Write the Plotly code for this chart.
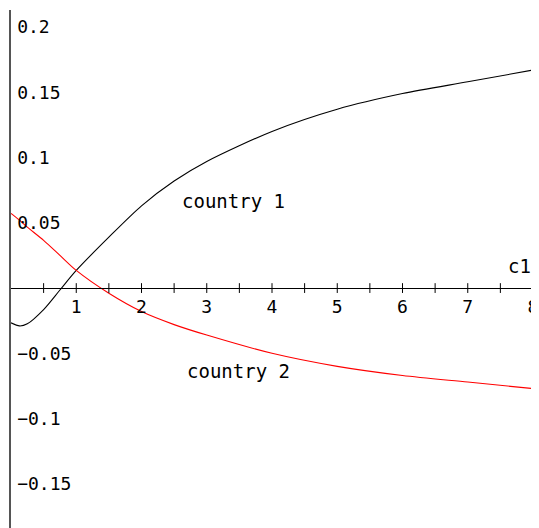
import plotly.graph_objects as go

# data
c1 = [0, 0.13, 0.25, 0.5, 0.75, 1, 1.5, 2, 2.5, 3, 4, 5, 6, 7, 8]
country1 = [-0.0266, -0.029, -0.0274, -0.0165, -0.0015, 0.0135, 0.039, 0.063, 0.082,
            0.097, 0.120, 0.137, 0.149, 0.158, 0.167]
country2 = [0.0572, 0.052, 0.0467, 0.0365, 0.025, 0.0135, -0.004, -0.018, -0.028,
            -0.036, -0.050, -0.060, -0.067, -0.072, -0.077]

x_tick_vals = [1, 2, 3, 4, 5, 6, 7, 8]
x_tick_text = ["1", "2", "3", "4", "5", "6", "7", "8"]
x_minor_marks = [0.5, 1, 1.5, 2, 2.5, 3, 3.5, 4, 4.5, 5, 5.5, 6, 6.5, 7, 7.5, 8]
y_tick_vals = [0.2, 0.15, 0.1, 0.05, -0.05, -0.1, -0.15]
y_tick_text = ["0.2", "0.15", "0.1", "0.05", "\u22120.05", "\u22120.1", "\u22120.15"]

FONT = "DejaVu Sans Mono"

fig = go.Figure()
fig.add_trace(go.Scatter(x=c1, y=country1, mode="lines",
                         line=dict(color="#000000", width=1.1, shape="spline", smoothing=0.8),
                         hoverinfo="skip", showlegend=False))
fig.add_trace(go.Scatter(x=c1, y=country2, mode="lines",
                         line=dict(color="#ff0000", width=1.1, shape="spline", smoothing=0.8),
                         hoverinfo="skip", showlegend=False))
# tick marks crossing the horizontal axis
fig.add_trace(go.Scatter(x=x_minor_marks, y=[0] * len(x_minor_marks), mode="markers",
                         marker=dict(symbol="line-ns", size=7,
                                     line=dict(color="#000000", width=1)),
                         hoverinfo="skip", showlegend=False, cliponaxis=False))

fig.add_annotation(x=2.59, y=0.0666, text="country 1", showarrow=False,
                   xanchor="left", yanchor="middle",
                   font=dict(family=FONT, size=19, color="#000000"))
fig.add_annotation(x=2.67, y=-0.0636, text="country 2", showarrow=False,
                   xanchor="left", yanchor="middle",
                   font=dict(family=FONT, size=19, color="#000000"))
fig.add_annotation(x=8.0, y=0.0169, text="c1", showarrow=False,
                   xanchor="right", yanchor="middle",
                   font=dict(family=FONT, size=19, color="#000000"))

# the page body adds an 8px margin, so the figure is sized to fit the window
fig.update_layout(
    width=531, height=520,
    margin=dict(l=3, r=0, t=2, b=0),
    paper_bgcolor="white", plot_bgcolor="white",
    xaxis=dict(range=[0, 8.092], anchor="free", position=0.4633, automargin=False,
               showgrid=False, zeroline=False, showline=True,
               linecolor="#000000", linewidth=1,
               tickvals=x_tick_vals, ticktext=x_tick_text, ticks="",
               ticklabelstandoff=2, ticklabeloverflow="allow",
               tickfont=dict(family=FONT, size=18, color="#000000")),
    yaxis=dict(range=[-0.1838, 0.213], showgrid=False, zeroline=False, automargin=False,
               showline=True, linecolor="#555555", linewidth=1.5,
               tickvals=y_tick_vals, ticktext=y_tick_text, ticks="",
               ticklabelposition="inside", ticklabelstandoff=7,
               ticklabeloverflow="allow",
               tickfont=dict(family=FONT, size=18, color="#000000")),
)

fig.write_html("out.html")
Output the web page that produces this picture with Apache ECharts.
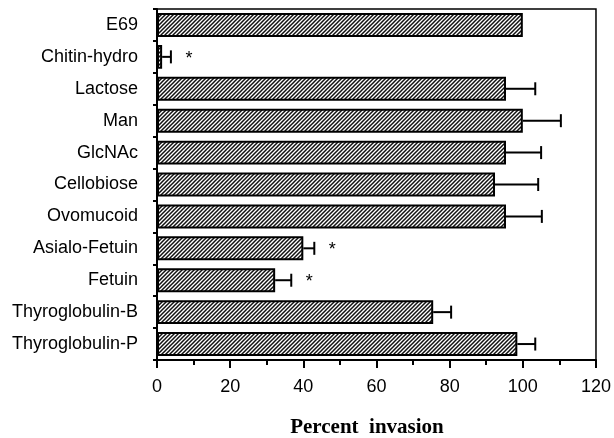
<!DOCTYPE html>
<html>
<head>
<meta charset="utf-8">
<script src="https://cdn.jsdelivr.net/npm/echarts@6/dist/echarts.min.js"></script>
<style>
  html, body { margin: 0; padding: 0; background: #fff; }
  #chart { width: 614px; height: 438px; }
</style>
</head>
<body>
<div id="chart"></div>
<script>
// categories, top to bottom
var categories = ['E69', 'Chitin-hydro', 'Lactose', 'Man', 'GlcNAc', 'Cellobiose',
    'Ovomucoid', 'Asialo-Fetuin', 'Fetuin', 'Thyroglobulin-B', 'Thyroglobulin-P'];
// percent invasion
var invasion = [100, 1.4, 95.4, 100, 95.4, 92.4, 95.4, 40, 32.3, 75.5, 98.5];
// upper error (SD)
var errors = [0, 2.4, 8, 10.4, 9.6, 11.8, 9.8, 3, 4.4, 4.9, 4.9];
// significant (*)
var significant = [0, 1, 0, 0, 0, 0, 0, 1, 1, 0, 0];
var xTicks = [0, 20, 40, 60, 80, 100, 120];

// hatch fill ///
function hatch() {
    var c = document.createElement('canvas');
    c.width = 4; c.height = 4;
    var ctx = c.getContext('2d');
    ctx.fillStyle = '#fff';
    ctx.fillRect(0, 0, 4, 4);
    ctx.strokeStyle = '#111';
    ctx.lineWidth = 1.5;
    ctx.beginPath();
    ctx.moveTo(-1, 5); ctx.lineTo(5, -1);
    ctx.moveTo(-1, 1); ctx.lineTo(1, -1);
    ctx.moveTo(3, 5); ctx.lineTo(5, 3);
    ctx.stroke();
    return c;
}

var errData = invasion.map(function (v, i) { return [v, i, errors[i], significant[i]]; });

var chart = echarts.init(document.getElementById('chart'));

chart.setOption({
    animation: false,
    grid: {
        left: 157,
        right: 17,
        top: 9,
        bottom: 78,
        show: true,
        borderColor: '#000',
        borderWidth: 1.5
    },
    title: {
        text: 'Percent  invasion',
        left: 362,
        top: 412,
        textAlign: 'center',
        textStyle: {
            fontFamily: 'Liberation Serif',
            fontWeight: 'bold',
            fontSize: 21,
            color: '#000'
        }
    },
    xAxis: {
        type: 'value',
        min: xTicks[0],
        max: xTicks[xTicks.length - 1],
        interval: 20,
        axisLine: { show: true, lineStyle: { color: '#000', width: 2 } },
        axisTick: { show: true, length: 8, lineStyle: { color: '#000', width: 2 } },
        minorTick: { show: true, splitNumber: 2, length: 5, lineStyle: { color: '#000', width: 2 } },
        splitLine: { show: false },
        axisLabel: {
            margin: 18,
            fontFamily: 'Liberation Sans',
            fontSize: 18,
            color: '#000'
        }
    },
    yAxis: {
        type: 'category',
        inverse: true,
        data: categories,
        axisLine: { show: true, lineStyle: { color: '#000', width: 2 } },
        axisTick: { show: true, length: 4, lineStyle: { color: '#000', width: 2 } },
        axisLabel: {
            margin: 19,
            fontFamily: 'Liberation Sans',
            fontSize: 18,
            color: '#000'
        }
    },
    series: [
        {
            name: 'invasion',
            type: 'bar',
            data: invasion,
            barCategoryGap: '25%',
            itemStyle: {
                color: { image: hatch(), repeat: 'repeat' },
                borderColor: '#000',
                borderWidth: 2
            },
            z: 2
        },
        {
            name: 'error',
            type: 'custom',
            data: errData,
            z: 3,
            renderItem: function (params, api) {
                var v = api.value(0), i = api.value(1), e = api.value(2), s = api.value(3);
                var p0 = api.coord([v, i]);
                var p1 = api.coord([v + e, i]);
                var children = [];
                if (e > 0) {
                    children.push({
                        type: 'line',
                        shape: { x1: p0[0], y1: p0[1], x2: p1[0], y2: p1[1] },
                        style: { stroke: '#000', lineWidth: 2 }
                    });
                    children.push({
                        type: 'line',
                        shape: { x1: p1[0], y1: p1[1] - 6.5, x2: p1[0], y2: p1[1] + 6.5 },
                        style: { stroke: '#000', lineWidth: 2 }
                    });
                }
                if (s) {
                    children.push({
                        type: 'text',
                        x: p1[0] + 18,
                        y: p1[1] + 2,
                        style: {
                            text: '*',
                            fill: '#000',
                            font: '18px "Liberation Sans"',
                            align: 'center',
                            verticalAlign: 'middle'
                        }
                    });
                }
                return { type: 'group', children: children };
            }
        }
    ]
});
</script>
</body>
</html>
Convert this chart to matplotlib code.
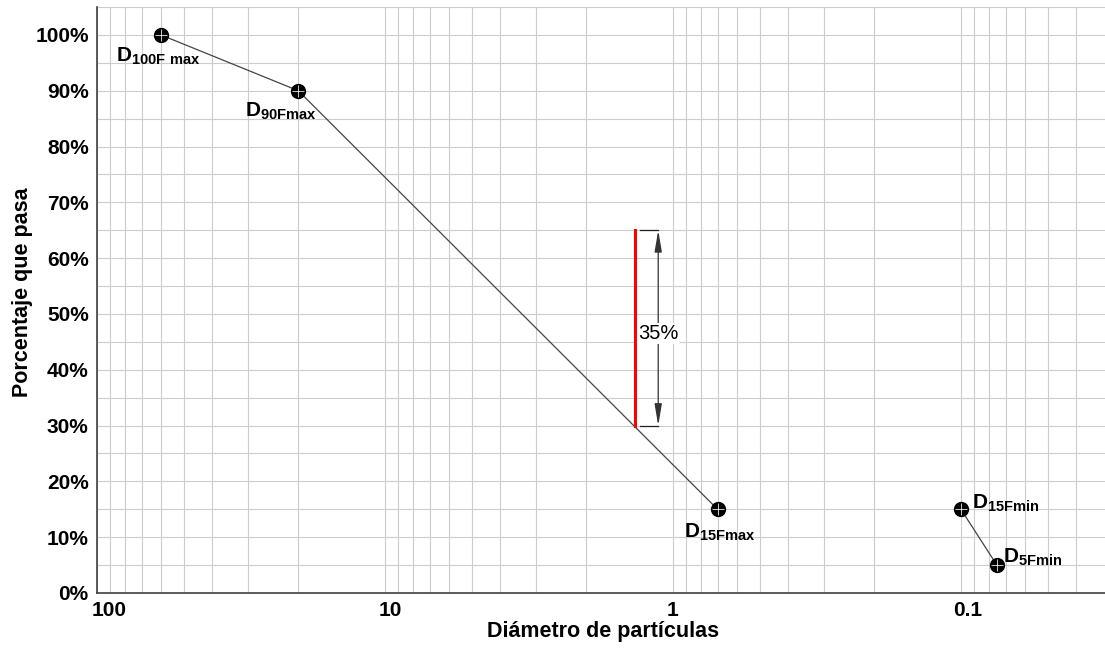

→ **DIRECTION**
Find every line that has "picture" in it, then return those lines.

→ **FULL RESPONSE**
Output the web page that produces this picture with Apache ECharts.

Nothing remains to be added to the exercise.